UPDATE (January 17, 2016)


By executing a Shiite cleric, the Saudis are playing a devious and dangerous game.  Saudi Arabia sees Shiite Iran as their main geopolitical threat and is very nervous about the treaty between Iran and the major powers.  By inflaming relations between Shia and Sunni countries, the Saudis are making it more difficult for the U.S. to follow up on the lifting of economic sanctions against Iran.  The Saudis do not want any détente between the U.S. and Iran, which implies a more flexible U.S. relationship with Saudi Arabia.  By executing the imam, the Saudis also hope it is more likely that the Iranian hard-liners, who also don’t like the treaty, will defeat the moderates in the current government in the upcoming  elections.  If they denounce or reject the treaty, the U.S. is once more dependent on Saudi Arabia as the foundation for its Middle East policy.  Iran will then be forced to strengthen its ties to Russia and China.

At the same time, the Saudis continue to flood the global oil market, leading to even lower prices.  The main target of this strategy is the U.S. shale oil industry.  The Saudis hope to force the industry to drastically cut production because of heavy financial losses.  So far this hasn’t happened but virtually the entire industry is losing money (negative cash flow).  On the positive side for the Saudis, the U.S. and global oil industry is cutting investment, implying less production capacity in the near future. Lower prices is leading to investment by the U.S. shale producers in new technology to reduce extraction costs.

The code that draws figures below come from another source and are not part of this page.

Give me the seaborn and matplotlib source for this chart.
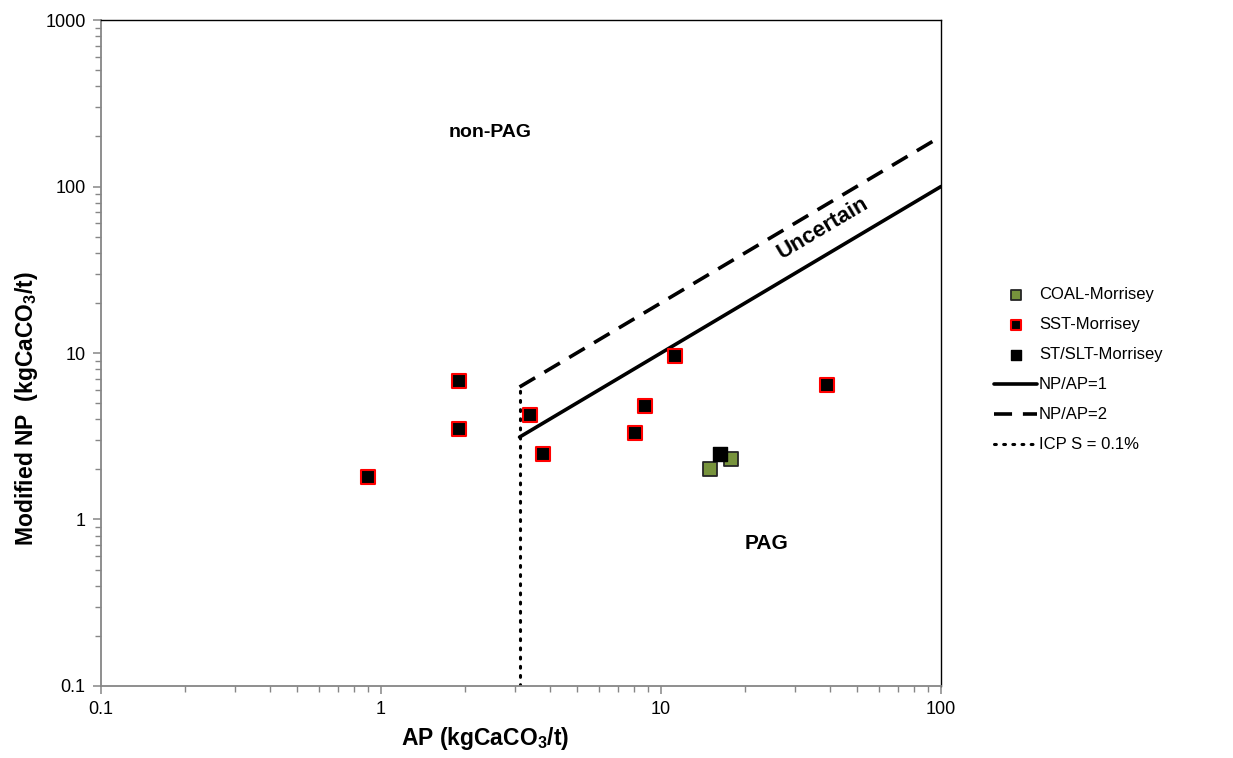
import matplotlib
matplotlib.use("Agg")
import matplotlib.pyplot as plt
import matplotlib.ticker as mticker
import seaborn as sns
import pandas as pd

sns.set_theme(style="white")
plt.rcParams["font.family"] = ["Liberation Sans", "DejaVu Sans"]
plt.rcParams["text.color"] = "black"
plt.rcParams["axes.labelcolor"] = "black"
plt.rcParams["xtick.color"] = "black"
plt.rcParams["ytick.color"] = "black"

# Sample results (AP vs modified NP, kgCaCO3/t)
coal_ap = [15.0, 17.8]
coal_np = [2.01, 2.31]

sst_ap = [0.90, 1.90, 1.90, 3.41, 3.79, 8.07, 8.77, 11.2, 39.1]
sst_np = [1.80, 6.79, 3.50, 4.25, 2.47, 3.31, 4.81, 9.6, 6.43]

stslt_ap = [16.3]
stslt_np = [2.47]

# Screening criteria lines
ratio_ap = [3.125, 100.0]
ratio1_np = [3.125, 100.0]
ratio2_np = [6.25, 200.0]
icp_ap = [3.125, 3.125]
icp_np = [0.1, 6.25]

fig = plt.figure(figsize=(12.33, 7.58), dpi=100)
ax = fig.add_axes([0.0819, 0.095, 0.6813, 0.8786])

coal = pd.DataFrame({"AP": coal_ap, "NP": coal_np})
sst = pd.DataFrame({"AP": sst_ap, "NP": sst_np})
stslt = pd.DataFrame({"AP": stslt_ap, "NP": stslt_np})

sns.lineplot(x=ratio_ap, y=ratio1_np, ax=ax, color="black", lw=2.6,
             label="NP/AP=1", legend=False)
sns.lineplot(x=ratio_ap, y=ratio2_np, ax=ax, color="black", lw=2.6,
             label="NP/AP=2", legend=False)
ax.lines[-1].set_dashes([5, 3])
sns.lineplot(x=icp_ap, y=icp_np, ax=ax, color="black", lw=2.2,
             label="ICP S = 0.1%", legend=False, estimator=None, sort=False)
ax.lines[-1].set_dashes([0.6, 2.4])
ax.lines[-1].set_dash_capstyle("round")

sns.scatterplot(data=coal, x="AP", y="NP", ax=ax, marker="s", s=95,
                color="#77933C", edgecolor="#262626", linewidth=1.3,
                label="COAL-Morrisey", zorder=4)
sns.scatterplot(data=sst, x="AP", y="NP", ax=ax, marker="s", s=95,
                color="black", edgecolor="#FF0000", linewidth=1.5,
                label="SST-Morrisey", zorder=4)
sns.scatterplot(data=stslt, x="AP", y="NP", ax=ax, marker="s", s=95,
                color="black", edgecolor="black", linewidth=1.0,
                label="ST/SLT-Morrisey", zorder=5)

ax.set_xscale("log")
ax.set_yscale("log")
ax.set_xlim(0.1, 100)
ax.set_ylim(0.1, 1000)

ax.xaxis.set_major_locator(mticker.LogLocator(base=10))
ax.yaxis.set_major_locator(mticker.LogLocator(base=10))
ax.xaxis.set_minor_locator(mticker.LogLocator(base=10, subs=range(2, 10)))
ax.yaxis.set_minor_locator(mticker.LogLocator(base=10, subs=range(2, 10)))
fmt = mticker.FuncFormatter(lambda v, p: f"{v:g}")
ax.xaxis.set_major_formatter(fmt)
ax.yaxis.set_major_formatter(fmt)
ax.xaxis.set_minor_formatter(mticker.NullFormatter())
ax.yaxis.set_minor_formatter(mticker.NullFormatter())

gray = "#868686"
for side in ("left", "bottom"):
    ax.spines[side].set_color(gray)
    ax.spines[side].set_linewidth(1.3)
for side in ("top", "right"):
    ax.spines[side].set_color("black")
    ax.spines[side].set_linewidth(1.0)

ax.tick_params(axis="both", which="major", direction="out", length=6,
               width=1.1, color=gray, labelsize=13, pad=5,
               labelcolor="black", bottom=True, left=True)
ax.tick_params(axis="both", which="minor", direction="out", length=4,
               width=1.0, color=gray, bottom=True, left=True)

ax.set_xlabel(r"AP (kgCaCO$_\mathregular{3}$/t)", fontsize=16.5,
              fontweight="bold")
ax.xaxis.set_label_coords(0.457, -0.058)
ax.set_ylabel(r"Modified $\mathregular{NP}$  (kgCaCO$_\mathregular{3}$/t)",
              fontsize=16.5, fontweight="bold")
ax.yaxis.set_label_coords(-0.072, 0.417)

ax.text(2.45, 212, "non-PAG", fontsize=14, fontweight="bold",
        ha="center", va="center")
ax.text(23.9, 0.72, "PAG", fontsize=15, fontweight="bold",
        ha="center", va="center")
ax.text(37.9, 56.4, "Uncertain", fontsize=16, fontweight="bold",
        ha="center", va="center", rotation=30.7, rotation_mode="anchor")

handles, labels = ax.get_legend_handles_labels()
if ax.get_legend() is not None:
    ax.get_legend().remove()
order = ["COAL-Morrisey", "SST-Morrisey", "ST/SLT-Morrisey",
         "NP/AP=1", "NP/AP=2", "ICP S = 0.1%"]
hmap = dict(zip(labels, handles))
leg = fig.legend([hmap[k] for k in order], order, loc="center left",
                 bbox_to_anchor=(0.794, 0.512), frameon=False, fontsize=12,
                 handlelength=2.6, handletextpad=0.1, labelspacing=0.9,
                 markerscale=0.75)

fig.savefig("out.png", dpi=100)
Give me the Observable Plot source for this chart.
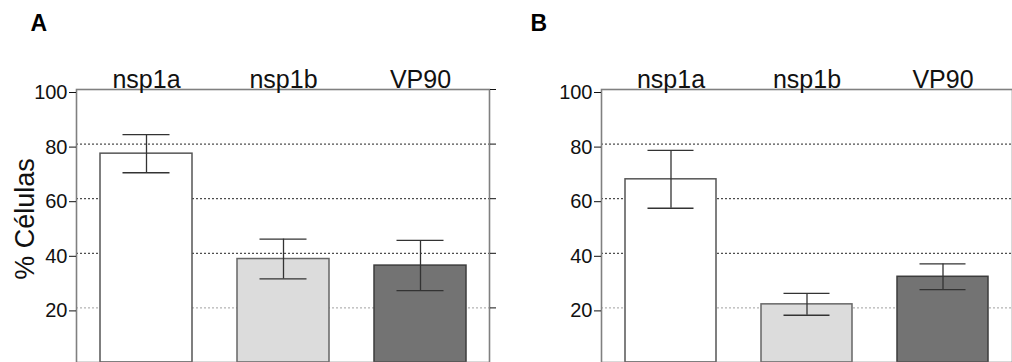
<!DOCTYPE html>
<html><head><meta charset="utf-8">
<script src="https://cdn.jsdelivr.net/npm/d3@7"></script>
<script src="https://cdn.jsdelivr.net/npm/@observablehq/plot@0.6"></script>
<style>
body{margin:0;background:#fff;}
#wrap{display:flex;width:1012px;height:362px;overflow:hidden;background:#fff;}
#wrap svg{display:block;flex:none;}
</style></head><body><div id="wrap"></div>
<script>
const categories = ["nsp1a", "nsp1b", "VP90"];
const meansA = [76.5, 37.9, 35.5];
const errsA = [7.0, 7.3, 9.2];
const meansB = [67.1, 21.3, 31.4];
const errsB = [10.6, 4.0, 4.7];
const yTicks = [20, 40, 60, 80, 100];
const gridTicks = [20, 40, 60, 80];
const fills = ["#ffffff", "#dcdcdc", "#737373"];
const strokes = ["#555555", "#666666", "#3c3c3c"];
const panelLabels = ["A", "B"];
const yLabel = "% Células";

function panel({means, errs, width, marginLeft, marginRight, label, labelDx, showYLabel}) {
  const table = categories.map((c, i) => ({cat: c, mean: means[i], err: errs[i], fill: fills[i], stroke: strokes[i]}));
  const marks = [
    Plot.ruleY(gridTicks, {y: d => d, stroke: d => d === 20 ? "#a0a0a0" : "#222", strokeDasharray: "2,2", strokeWidth: 1}),
    Plot.barY(table, {x: "cat", y: "mean", fill: "fill", stroke: "stroke", strokeWidth: 1.5}),
    Plot.ruleX(table, {x: "cat", y1: d => d.mean - d.err, y2: d => d.mean + d.err, stroke: "#333", strokeWidth: 1.3}),
    Plot.tickY(table, {x: "cat", y: d => d.mean + d.err, inset: 22.5, stroke: "#333", strokeWidth: 1.3}),
    Plot.tickY(table, {x: "cat", y: d => d.mean - d.err, inset: 22.5, stroke: "#333", strokeWidth: 1.3}),
    Plot.frame({stroke: "#808080", strokeWidth: 1.6}),
    Plot.axisY({anchor: "left", ticks: yTicks, tickSize: 7, tickPadding: 2, fontSize: 20, dy: 3, label: null}),
    Plot.axisY({anchor: "right", ticks: yTicks, tickSize: 6, tickFormat: () => "", label: null}),
    Plot.text(categories, {x: d => d, frameAnchor: "top", lineAnchor: "bottom", dy: -2, fontSize: 25, fill: "#111"}),
    Plot.text([label], {frameAnchor: "top-left", textAnchor: "start", lineAnchor: "bottom", dx: labelDx, dy: -59, fontSize: 23, fontWeight: "bold", fill: "#000"})
  ];
  if (showYLabel) {
    marks.push(Plot.text([yLabel], {frameAnchor: "left", textAnchor: "middle", lineAnchor: "bottom", rotate: -90, dx: -43, dy: -7, fontSize: 27, fill: "#111"}));
  }
  return Plot.plot({
    width, height: 362,
    marginTop: 89, marginBottom: 0, marginLeft, marginRight,
    style: {fontFamily: "'Liberation Sans', Arial, sans-serif", fontSize: "20px", background: "#fff", color: "#111", overflow: "hidden"},
    x: {type: "band", domain: categories, paddingInner: 0.33, paddingOuter: 0.17, axis: null, label: null},
    y: {domain: [0, 100], axis: null, label: null},
    marks
  });
}

const wrap = document.getElementById("wrap");
wrap.appendChild(panel({means: meansA, errs: errsA, width: 510, marginLeft: 76, marginRight: 21, label: panelLabels[0], labelDx: -46, showYLabel: true}));
wrap.appendChild(panel({means: meansB, errs: errsB, width: 502, marginLeft: 91, marginRight: 0, label: panelLabels[1], labelDx: -71, showYLabel: false}));
</script></body></html>
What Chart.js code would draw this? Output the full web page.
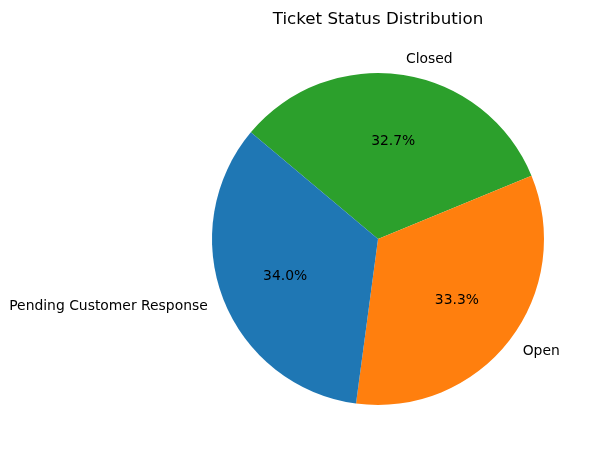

The Saudis seem to believe that the United States government can mentally separate the Saudi’s geopolitical strategy from the Saudi’s oil strategy.  They may be right.

Saudi Arabia had a sovereign wealth fund of about $700 billion at the beginning of 2014.  Their government deficit is running at around $100 billion per year.  Cost reductions are politically dangerous because over 80% of Saudis, directly or indirectly, receive their income from the government.  The government runs large social welfare programs and subsidizes the cost of food, fuel and electricity. Over 80% of the country's export revenue and government revenue come from oil exports.  I would guess that the Saudi government will start to reconsider their oil export strategy sometime in the fourth quarter of this year.